05/06/2024
Today during worship I became overwhelmed. Overwhelmed not only with the presence of God, but in the recognition of every good blessing coming from Him. I stood there holding my 4 month old grandson, Levi. His arms and legs stretching back and forth in a rhythmic motion with every beat of the drum. He watched as the children danced before the Lord waving flags of freedom. He did this through the entirety of worship, never tiring of it. When I tell you he was worshiping, I believe that with my heart. Since he was born I have seen a light in him. I knew he would love to worship just like his Gigi does. (that’s me 😊 ). I envisioned him up there dancing in a few years and realized the blessing it is to have a place to worship in freedom and raise my grandchild to understand “This” is normal. I pray he never knows the bo***ge of religion that makes him feel shame or rejection. I pray he never feels obligated but always invited into the presence of Yaweh. I pray he walks in freedom and leads others there. I pray we can teach him the love of the Father.

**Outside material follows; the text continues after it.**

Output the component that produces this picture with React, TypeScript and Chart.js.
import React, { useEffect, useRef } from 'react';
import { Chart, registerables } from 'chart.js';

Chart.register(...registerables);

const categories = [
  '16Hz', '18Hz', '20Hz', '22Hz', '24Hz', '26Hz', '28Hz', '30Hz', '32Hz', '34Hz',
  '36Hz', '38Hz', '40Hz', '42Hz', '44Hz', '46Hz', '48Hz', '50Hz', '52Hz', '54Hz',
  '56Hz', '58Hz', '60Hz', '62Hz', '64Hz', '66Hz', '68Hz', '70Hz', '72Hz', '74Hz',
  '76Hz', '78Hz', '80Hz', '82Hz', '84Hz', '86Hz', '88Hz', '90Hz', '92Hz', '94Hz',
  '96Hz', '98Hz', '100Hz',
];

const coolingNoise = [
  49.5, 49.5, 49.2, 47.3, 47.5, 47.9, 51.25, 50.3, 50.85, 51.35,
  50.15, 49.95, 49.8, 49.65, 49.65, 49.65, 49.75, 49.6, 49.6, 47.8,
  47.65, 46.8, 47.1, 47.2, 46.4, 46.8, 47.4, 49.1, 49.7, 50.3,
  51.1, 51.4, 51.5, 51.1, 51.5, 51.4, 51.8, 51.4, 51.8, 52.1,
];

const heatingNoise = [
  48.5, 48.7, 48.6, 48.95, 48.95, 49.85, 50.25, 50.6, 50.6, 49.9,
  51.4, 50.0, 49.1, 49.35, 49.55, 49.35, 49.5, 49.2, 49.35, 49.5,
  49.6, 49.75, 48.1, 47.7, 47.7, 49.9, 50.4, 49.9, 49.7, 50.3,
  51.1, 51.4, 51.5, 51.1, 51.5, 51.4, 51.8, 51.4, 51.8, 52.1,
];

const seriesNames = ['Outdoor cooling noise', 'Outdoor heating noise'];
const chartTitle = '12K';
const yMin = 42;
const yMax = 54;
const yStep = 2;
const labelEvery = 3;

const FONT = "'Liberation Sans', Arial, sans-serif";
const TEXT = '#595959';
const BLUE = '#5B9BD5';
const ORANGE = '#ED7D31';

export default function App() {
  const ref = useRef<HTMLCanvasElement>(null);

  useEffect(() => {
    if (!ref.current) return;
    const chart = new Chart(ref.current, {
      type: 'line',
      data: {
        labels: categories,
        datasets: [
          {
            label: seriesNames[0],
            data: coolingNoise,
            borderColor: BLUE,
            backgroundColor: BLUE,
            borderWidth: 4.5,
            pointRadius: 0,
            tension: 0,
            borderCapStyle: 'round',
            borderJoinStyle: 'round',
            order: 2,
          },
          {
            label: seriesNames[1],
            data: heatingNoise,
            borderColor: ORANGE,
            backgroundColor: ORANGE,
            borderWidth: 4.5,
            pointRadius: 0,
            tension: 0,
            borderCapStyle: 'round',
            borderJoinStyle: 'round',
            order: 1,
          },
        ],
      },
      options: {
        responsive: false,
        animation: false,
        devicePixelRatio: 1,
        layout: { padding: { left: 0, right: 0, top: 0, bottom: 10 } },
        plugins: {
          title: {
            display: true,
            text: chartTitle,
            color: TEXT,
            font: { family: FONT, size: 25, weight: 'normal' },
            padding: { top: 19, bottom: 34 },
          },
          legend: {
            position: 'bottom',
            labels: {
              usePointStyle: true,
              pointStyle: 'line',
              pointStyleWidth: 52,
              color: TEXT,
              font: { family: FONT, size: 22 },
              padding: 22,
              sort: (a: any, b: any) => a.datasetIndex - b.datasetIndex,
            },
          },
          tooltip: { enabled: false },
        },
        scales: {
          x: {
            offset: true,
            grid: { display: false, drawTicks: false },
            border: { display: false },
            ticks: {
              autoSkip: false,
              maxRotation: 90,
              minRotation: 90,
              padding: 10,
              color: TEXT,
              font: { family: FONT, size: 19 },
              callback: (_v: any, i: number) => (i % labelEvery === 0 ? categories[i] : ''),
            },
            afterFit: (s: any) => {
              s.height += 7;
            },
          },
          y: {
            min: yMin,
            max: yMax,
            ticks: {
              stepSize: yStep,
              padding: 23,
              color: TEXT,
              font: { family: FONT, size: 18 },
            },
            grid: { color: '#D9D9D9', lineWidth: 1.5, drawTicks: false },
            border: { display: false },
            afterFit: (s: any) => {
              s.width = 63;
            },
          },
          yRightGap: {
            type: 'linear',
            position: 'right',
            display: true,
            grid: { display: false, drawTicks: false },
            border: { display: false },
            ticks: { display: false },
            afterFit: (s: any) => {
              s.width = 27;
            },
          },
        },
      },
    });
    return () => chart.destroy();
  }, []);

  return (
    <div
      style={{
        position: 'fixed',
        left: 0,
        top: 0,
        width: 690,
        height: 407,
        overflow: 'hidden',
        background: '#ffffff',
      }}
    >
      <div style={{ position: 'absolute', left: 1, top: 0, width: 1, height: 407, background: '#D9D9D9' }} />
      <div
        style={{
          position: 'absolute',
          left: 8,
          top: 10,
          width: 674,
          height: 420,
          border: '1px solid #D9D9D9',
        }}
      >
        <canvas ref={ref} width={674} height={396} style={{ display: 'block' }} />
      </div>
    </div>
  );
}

I thought of my grandma Gibbs. When I was little I went to church with her a lot. I think of her so often when I think of Gods grace on my life and where He has brought me to. I think of the old song that says, “thank you, for giving to the Lord, I am a life, that was changed”. I wish she could know that her sacrifice is still changing generations. Her great-great grandson worshipped the Lord today at only 4 months old. I wish I could tell her that her grandson is about to take his first mission trip to fulfill part of the call God has on his life. I wish she could see Cheyenne, seeing with spiritual eyes and using her authority to pray over her family.
I am seeing the goodness of the Lord in the land of the living. I am witnessing change in my generations. And I know God isn’t done. But, I just wanted to stop for a minute today and take it all in.
And I tell you this, to encourage you. Keep believing, keep pushing, don’t give up. Things did not always look this way for my family. There was a time my daughter was lost in addiction, my son was sinking in depression, Levi was only a prayer for a rainbow baby after a devastating miscarriage. I wish I had time for the whole story.
I am still facing giants. I am still looking at mountains that would appear impossible. But I don’t look at them the same anymore.
Zechariah 4:6-10
Then, he said to me,”This is the word of the Lord to Zerubbabel:Not by might, nor by power, but by My Spirit, says the Lord of hosts. Who are you O great mountain? Before Zarubbabel you shall become a plain. And He shall bring forth the top stone amid shouts of “Grace, grace to it!”Then the word of the Lord came to me saying, “ The hands of Zarubbabel have laid the foundation of this house; his hands shall also complete it. Then you will know that the Lord of hosts has sent me to you. For whoever has despised the day of small things shall rejoice, and shall see the plumb line in the hand of Zerubbabel. “These seven are the eyes of the Lord, which range through the whole earth.”